From an ID perspective, the park reflects a significant gap. ID expands beyond physical access to consider user diversity, participatory design, and symbolic inclusion. It values spaces that engage emotion, identity, and cultural context. Yet, the design and programming of Railway Park appear to be top-down and expert-driven, with little evidence of community input or iterative design based on lived experience [15,24]. This results in a park that functions well for normative uses, but excludes more complex or marginalized ways of engaging space.
Moreover, success appears to be measured through user volume and maintenance efficiency rather than belonging, safety, or emotional satisfaction. As such, the park meets a baseline of accessibility but does not meaningfully support inclusion in its fullest sense. This case illustrates a broader critique: UD ensures entry, but ID ensures presence, recognition, and participation. For urban parks to become truly inclusive, they must move beyond technical compliance to embrace plural voices, sensory richness, and co-created meaning. Railway Park offers a functional landscape—but one that lacks the nuance and adaptability necessary for deep, inclusive engagement.
The assessment of Railway Park was conducted using on-site observation along with its design plans and the design guidelines and operational documents provided by Bangkok Metropolitan Administration (BMA) [20], along with insights from previous research studies on urban parks and accessibility in Bangkok [19,36] Elements of Railway Park—Chatuchak Park such as Open Lawns, Flower Garden, and Outdoor Gym is displayed in the Figure 6, while Figure 7 Map of Railway Park within Chatuchak Park in Bangkok—sowing predictable spatial organization aligns with UD principles but neglects diversity and user engagement aspects essential for ID.

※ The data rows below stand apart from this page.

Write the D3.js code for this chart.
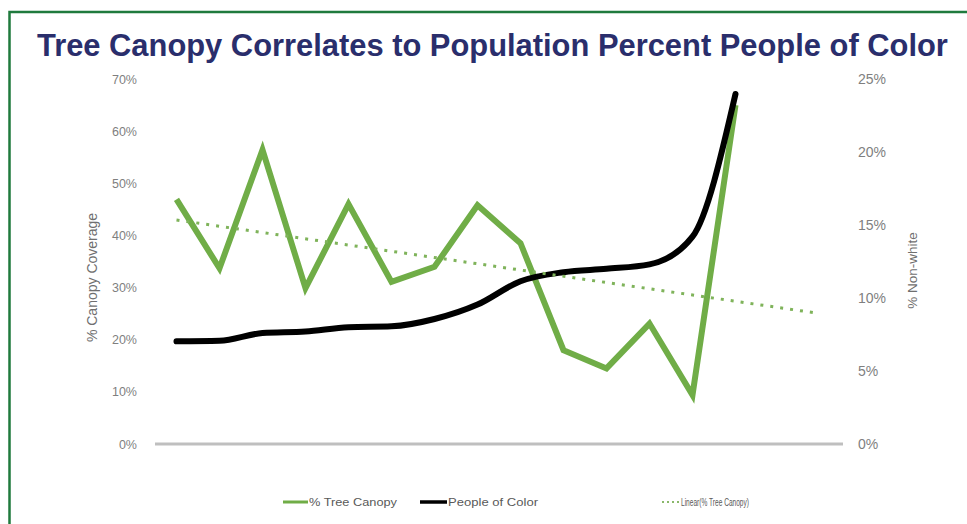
<!DOCTYPE html>
<html>
<head>
<meta charset="utf-8">
<script src="https://cdn.jsdelivr.net/npm/d3@7"></script>
<style>
  html, body { margin: 0; padding: 0; background: #fff; }
  svg { display: block; }
  text { font-family: "Liberation Sans", Arial, sans-serif; }
</style>
</head>
<body>
<svg id="chart" width="967" height="524"></svg>
<script>
// Neighbourhood groups, ordered by share of people of color
const groups = d3.range(1, 15);
// % tree canopy coverage per group (left axis)
const canopy = [0.469, 0.337, 0.564, 0.299, 0.460, 0.311, 0.340, 0.458, 0.385, 0.180, 0.145, 0.231, 0.094, 0.650];
// % non-white population per group (right axis)
const nonWhite = [0.0703, 0.0707, 0.0760, 0.0770, 0.0800, 0.0806, 0.0856, 0.0955, 0.1115, 0.1177, 0.1200, 0.1230, 0.1420, 0.2397];
// Trendline forward forecast, in groups
const trendForward = 1.8;
const leftTicks = [0, 0.1, 0.2, 0.3, 0.4, 0.5, 0.6, 0.7];
const rightTicks = [0, 0.05, 0.1, 0.15, 0.2, 0.25];
const seriesNames = ["% Tree Canopy", "People of Color", "Linear(% Tree Canopy)"];
const titleText = "Tree Canopy Correlates to Population Percent People of Color";

const svg = d3.select("#chart");
const W = 967, H = 524;
const green = "#70ad47";
const axisGrey = "#7f7f7f";

svg.append("rect").attr("width", W).attr("height", H).attr("fill", "#fff");

// Frame
svg.append("path")
  .attr("d", "M9.5," + H + "V12H" + W)
  .attr("fill", "none")
  .attr("stroke", "#1f7a3d")
  .attr("stroke-width", 2.5);

// Title: bold face squeezed horizontally to a condensed look
const title = svg.append("text")
  .attr("x", 0).attr("y", 0)
  .attr("font-family", "'Open Sans', sans-serif")
  .attr("font-weight", 700)
  .attr("font-size", 32)
  .attr("fill", "#2a2e6c")
  .text(titleText);
const titleW = title.node().getComputedTextLength();
title.attr("transform", "translate(37,56) scale(" + (911 / titleW) + ",1)");

// Scales
const x = d3.scaleLinear().domain([-0.5, groups.length + 1.5]).range([155, 843]);
const yL = d3.scaleLinear().domain([0, 0.7]).range([444, 79]);
const yR = d3.scaleLinear().domain([0, 0.25]).range([444, 79]);
const pct = d3.format(".0%");

// Left axis labels
const leftAxis = d3.axisLeft(yL).tickValues(leftTicks).tickFormat(pct).tickSize(0).tickPadding(0);
const gL = svg.append("g").attr("transform", "translate(137,0)").call(leftAxis);
gL.select(".domain").remove();
gL.selectAll("text").attr("fill", axisGrey).attr("font-size", 12.5).attr("font-family", "'Liberation Sans', Arial, sans-serif");

// Right axis labels
const rightAxis = d3.axisRight(yR).tickValues(rightTicks).tickFormat(pct).tickSize(0).tickPadding(0);
const gR = svg.append("g").attr("transform", "translate(858,0)").call(rightAxis);
gR.select(".domain").remove();
gR.selectAll("text").attr("fill", axisGrey).attr("font-size", 14).attr("font-family", "'Liberation Sans', Arial, sans-serif");

// Axis titles
svg.append("text")
  .attr("transform", "translate(97," + ((yL(0) + yL(0.7)) / 2 + 16) + ") rotate(-90)")
  .attr("text-anchor", "middle")
  .attr("font-size", 14).attr("fill", "#6f6f6f")
  .text("% Canopy Coverage");
svg.append("text")
  .attr("transform", "translate(917," + ((yR(0) + yR(0.25)) / 2 + 9) + ") rotate(-90)")
  .attr("text-anchor", "middle")
  .attr("font-size", 13.5).attr("fill", "#6f6f6f")
  .text("% Non-white");

// Category axis baseline
svg.append("line")
  .attr("x1", x.range()[0]).attr("x2", x.range()[1])
  .attr("y1", yL(0)).attr("y2", yL(0))
  .attr("stroke", "#bfbfbf").attr("stroke-width", 3);

// Tree canopy series
const canopyLine = d3.line().x((d, i) => x(i)).y(d => yL(d));
svg.append("path")
  .datum(canopy)
  .attr("d", canopyLine)
  .attr("fill", "none")
  .attr("stroke", green)
  .attr("stroke-width", 6)
  .attr("stroke-linejoin", "miter");

// People of color series (smoothed)
const pocLine = d3.line().x((d, i) => x(i)).y(d => yR(d)).curve(d3.curveMonotoneX);
svg.append("path")
  .datum(nonWhite)
  .attr("d", pocLine)
  .attr("fill", "none")
  .attr("stroke", "#000")
  .attr("stroke-width", 6)
  .attr("stroke-linecap", "round")
  .attr("stroke-linejoin", "round");

// Least-squares trend of the canopy series
const n = canopy.length;
const mx = d3.mean(canopy, (d, i) => i);
const my = d3.mean(canopy);
const slope = d3.sum(canopy, (d, i) => (i - mx) * (d - my)) / d3.sum(canopy, (d, i) => (i - mx) * (i - mx));
const icpt = my - slope * mx;
const trendEnds = [0, n - 1 + trendForward];
svg.append("path")
  .datum(trendEnds)
  .attr("d", d3.line().x(t => x(t)).y(t => yL(icpt + slope * t)))
  .attr("fill", "none")
  .attr("stroke", "#7fb35a")
  .attr("stroke-width", 3)
  .attr("stroke-dasharray", "3 7");

// Legend
const legendY = 502;
const legendItems = [
  { name: seriesNames[0], x0: 283, w: 25, tx: 309, tw: 88, stroke: green, width: 3, dash: null },
  { name: seriesNames[1], x0: 420, w: 27, tx: 448, tw: 90, stroke: "#000", width: 3.5, dash: null },
  { name: seriesNames[2], x0: 662, w: 17, tx: 681, tw: 68, stroke: "#8ab86a", width: 2, dash: "2 3" }
];
const lg = svg.append("g");
legendItems.forEach(it => {
  lg.append("line")
    .attr("x1", it.x0).attr("x2", it.x0 + it.w)
    .attr("y1", legendY).attr("y2", legendY)
    .attr("stroke", it.stroke).attr("stroke-width", it.width)
    .attr("stroke-dasharray", it.dash);
  lg.append("text")
    .attr("x", it.tx).attr("y", legendY + 4)
    .attr("textLength", it.tw)
    .attr("lengthAdjust", "spacingAndGlyphs")
    .attr("font-size", 11).attr("fill", "#595959")
    .text(it.name);
});
</script>
</body>
</html>
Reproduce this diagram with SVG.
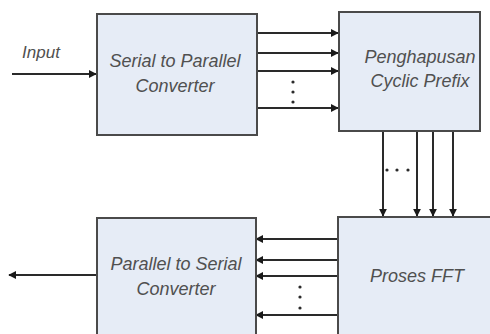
<svg xmlns="http://www.w3.org/2000/svg" width="490" height="334" viewBox="0 0 490 334">
<style>
.box{fill:#e6ecf6;stroke:#4a4a4a;stroke-width:2}
.lbl{font-family:"Liberation Sans",Arial,sans-serif;font-style:italic;font-size:18px;fill:#505050;text-anchor:middle}
.ln{stroke:#2a2a2a;stroke-width:2;fill:none}
.dot{fill:#2a2a2a}
</style>
<defs>
<marker id="ah" viewBox="0 0 10 10" refX="9" refY="5" markerWidth="4" markerHeight="4" orient="auto" markerUnits="strokeWidth">
<path d="M0,0 L10,5 L0,10 z" fill="#1a1a1a"/>
</marker>
</defs>
<rect width="490" height="334" fill="#ffffff"/>
<g id="connectors">
<line class="ln" x1="12" y1="74" x2="96" y2="74" marker-end="url(#ah)"/>
<line class="ln" x1="257" y1="33" x2="338" y2="33" marker-end="url(#ah)"/>
<line class="ln" x1="257" y1="53" x2="338" y2="53" marker-end="url(#ah)"/>
<line class="ln" x1="257" y1="71" x2="338" y2="71" marker-end="url(#ah)"/>
<line class="ln" x1="257" y1="108" x2="338" y2="108" marker-end="url(#ah)"/>
<circle class="dot" cx="293" cy="82" r="1.6"/>
<circle class="dot" cx="293" cy="92" r="1.6"/>
<circle class="dot" cx="293" cy="102" r="1.6"/>
<line class="ln" x1="383" y1="131" x2="383" y2="216" marker-end="url(#ah)"/>
<line class="ln" x1="417" y1="131" x2="417" y2="216" marker-end="url(#ah)"/>
<line class="ln" x1="433" y1="131" x2="433" y2="216" marker-end="url(#ah)"/>
<line class="ln" x1="453" y1="131" x2="453" y2="216" marker-end="url(#ah)"/>
<circle class="dot" cx="387" cy="170" r="1.6"/>
<circle class="dot" cx="397" cy="170" r="1.6"/>
<circle class="dot" cx="408" cy="170" r="1.6"/>
<line class="ln" x1="337" y1="239" x2="256" y2="239" marker-end="url(#ah)"/>
<line class="ln" x1="337" y1="260" x2="256" y2="260" marker-end="url(#ah)"/>
<line class="ln" x1="337" y1="276" x2="256" y2="276" marker-end="url(#ah)"/>
<line class="ln" x1="337" y1="315" x2="256" y2="315" marker-end="url(#ah)"/>
<circle class="dot" cx="300" cy="287" r="1.6"/>
<circle class="dot" cx="300" cy="297" r="1.6"/>
<circle class="dot" cx="300" cy="308" r="1.6"/>
<line class="ln" x1="97" y1="275" x2="9" y2="275" marker-end="url(#ah)"/>
</g>
<g id="input-label">
<text class="lbl" x="41" y="58" style="font-size:17px">Input</text>
</g>
<g id="s2p">
<rect class="box" x="97" y="14" width="160" height="121"/>
<text class="lbl" x="175" y="67">Serial to Parallel</text>
<text class="lbl" x="175" y="92">Converter</text>
</g>
<g id="cp">
<rect class="box" x="339" y="12" width="141" height="119"/>
<text class="lbl" x="420" y="63">Penghapusan</text>
<text class="lbl" x="420" y="87">Cyclic Prefix</text>
</g>
<g id="fft">
<rect class="box" x="338" y="217" width="160" height="130"/>
<text class="lbl" x="417" y="282">Proses FFT</text>
</g>
<g id="p2s">
<rect class="box" x="97" y="218" width="159" height="130"/>
<text class="lbl" x="176" y="270">Parallel to Serial</text>
<text class="lbl" x="176" y="295">Converter</text>
</g>
</svg>
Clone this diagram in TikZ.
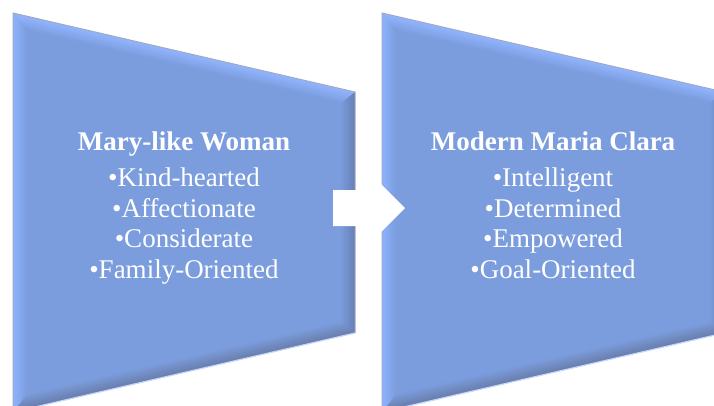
\documentclass[tikz,border=0pt]{standalone}
\usepackage{fontspec}
\setmainfont{Liberation Serif}
\usetikzlibrary{calc}
\definecolor{boxblue}{RGB}{123,157,221}
\definecolor{toplight}{RGB}{146,181,255}
\definecolor{leftlight}{RGB}{143,179,255}
\definecolor{rightdark}{RGB}{104,128,182}
\definecolor{bottomdark}{RGB}{106,126,172}
\definecolor{edgegray}{RGB}{158,170,196}
\definecolor{glowblue}{RGB}{196,214,255}
\tikzset{
	boxtext/.style={text=white, align=center, anchor=north, inner sep=0pt, font=\fontsize{27bp}{30.5bp}\selectfont},
}
% bevelled trapezoid: #1 = left x, #2 = right x
\def\bevelbox#1#2{
	\foreach \i in {0,...,16}{
		\pgfmathsetmacro{\dd}{\i*0.875}
		\coordinate (tl\i) at ({#1+\dd},{13+1.257*\dd});
		\coordinate (tr\i) at ({#2-\dd},{13+0.231*(#2-#1-\dd)+1.026*\dd});
		\coordinate (br\i) at ({#2-\dd},{412-0.231*(#2-#1-\dd)-1.026*\dd});
		\coordinate (bl\i) at ({#1+\dd},{412-1.257*\dd});
	}
	\foreach \i [evaluate=\i as \m using int(100-6.25*\i)] in {0,...,15}{
		\fill[toplight!\m!boxblue] (tl\i) -- (tr\i) -- (tr16) -- (tl16) -- cycle;
		\fill[rightdark!\m!boxblue] (tr\i) -- (br\i) -- (br16) -- (tr16) -- cycle;
		\fill[bottomdark!\m!boxblue] (br\i) -- (bl\i) -- (bl16) -- (br16) -- cycle;
		\fill[leftlight!\m!boxblue] (bl\i) -- (tl\i) -- (tl16) -- (bl16) -- cycle;
	}
	\fill[boxblue] (tl16) -- (tr16) -- (br16) -- (bl16) -- cycle;
	\draw[edgegray, line width=1bp] (bl0) -- (tl0) -- (tr0) -- (br0);
	\draw[glowblue, line width=1.2bp] (br0) -- (bl0);
}

\begin{document}
\begin{tikzpicture}[x=1bp, y=-1bp]
	%%%%% START %%%%%
	\useasboundingbox (0,0) rectangle (714,405);
	\clip (0,0) rectangle (714,405);
	
	% left box
	\bevelbox{13}{355}
	
	% right box
	\bevelbox{382}{724}
	
	% white block arrow between the boxes
	\fill[white] (333,190) -- (370,190) -- (370,173) -- (405,208) -- (370,243) -- (370,226) -- (333,226) -- cycle;
	
	\node[boxtext] (maryWoman) at (184,131.5) {\textbf{Mary-like Woman}\\[6bp]•Kind-hearted\\•Affectionate\\•Considerate\\•Family-Oriented};
	\node[boxtext] (modernMaria) at (553,131.5) {\textbf{Modern Maria Clara}\\[6bp]•Intelligent\\•Determined\\•Empowered\\•Goal-Oriented};
	%%%%% END %%%%%
\end{tikzpicture}
\end{document}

4.1.3. Chulalongkorn Centenary Park

Chulalongkorn Centenary Park, completed in 2017, was designed by Landprocess for Chulalongkorn University as part of a sustainability-driven urban redevelopment. It primarily serves university students, staff, and surrounding community members, reflecting Bangkok’s increasing environmental awareness and urban climate resilience discourse. The park is frequently celebrated for its ecological approach, notably its stormwater retention system and climate-adaptive landscape. From a UD standpoint, it features gently sloped walkways, clear sightlines, and comfortable resting areas, aligning with UD principles such as equitable use, flexibility in use, and low physical effort [21,37]. Its linear form and open vistas enhance legibility and ease of navigation, particularly benefiting users with mobility constraints or visual impairments.
However, UD’s focus on functional accessibility and spatial neutrality—while necessary—does not guarantee social or emotional inclusivity. The park’s design is optimized for ecological performance and circulation efficiency but falls short when evaluated through the lens of ID, which broadens the frame by addressing diversity in cognition, emotion, and identity, emphasizing that truly inclusive environments must respond to varied user experiences and support participation, belonging, and cultural expression [21,34].
Chulalongkorn Park lacks spaces of sensory variation, narrative engagement, or symbolic meaning—critical for neurodivergent users, emotionally sensitive individuals, or communities seeking cultural recognition. The absence of quiet zones, memory-supportive pathways, or interpretive elements results in a space that, while accessible, feels emotionally generic and socially detached.
The expert-led design process reinforces this limitation. Without participatory planning or co-design, the park reflects a technocratic logic—evaluated through metrics like water retention and landscape performance—rather than the qualitative dimensions of human experience [6]. The space does not ask who its users are, what stories they carry, or how they might inhabit and reshape it.
This case highlights a critical tension: UD removes physical barriers, but ID invites users into meaningful spatial relationships. A truly inclusive park must move beyond compliance to embrace emotional depth, cultural nuance, and co-created meaning. Chulalongkorn Centenary Park shows that infrastructure can be accessible yet experientially limited—unless it centres plurality, voice, and lived experience in its design.
Evaluation of Chulalongkorn Centenary Park employed field-based observation and design documents and narratives provided by Landprocess, the landscape architecture firm responsible for the park design, complemented by secondary literature addressing its sustainable and inclusive design dimensions [34], as well as relevant urban planning policies and guidelines from Chulalongkorn University. Elements of universal designs in Chulalongkorn Centenary Park could be seen in Figure 8. As well as the map of Chulalongkorn Centenary Park in Bangkok which show linear circulation supports UD goals but misses opportunities for adaptable and culturally meaningful spaces that ID prioritizes in Figure 9.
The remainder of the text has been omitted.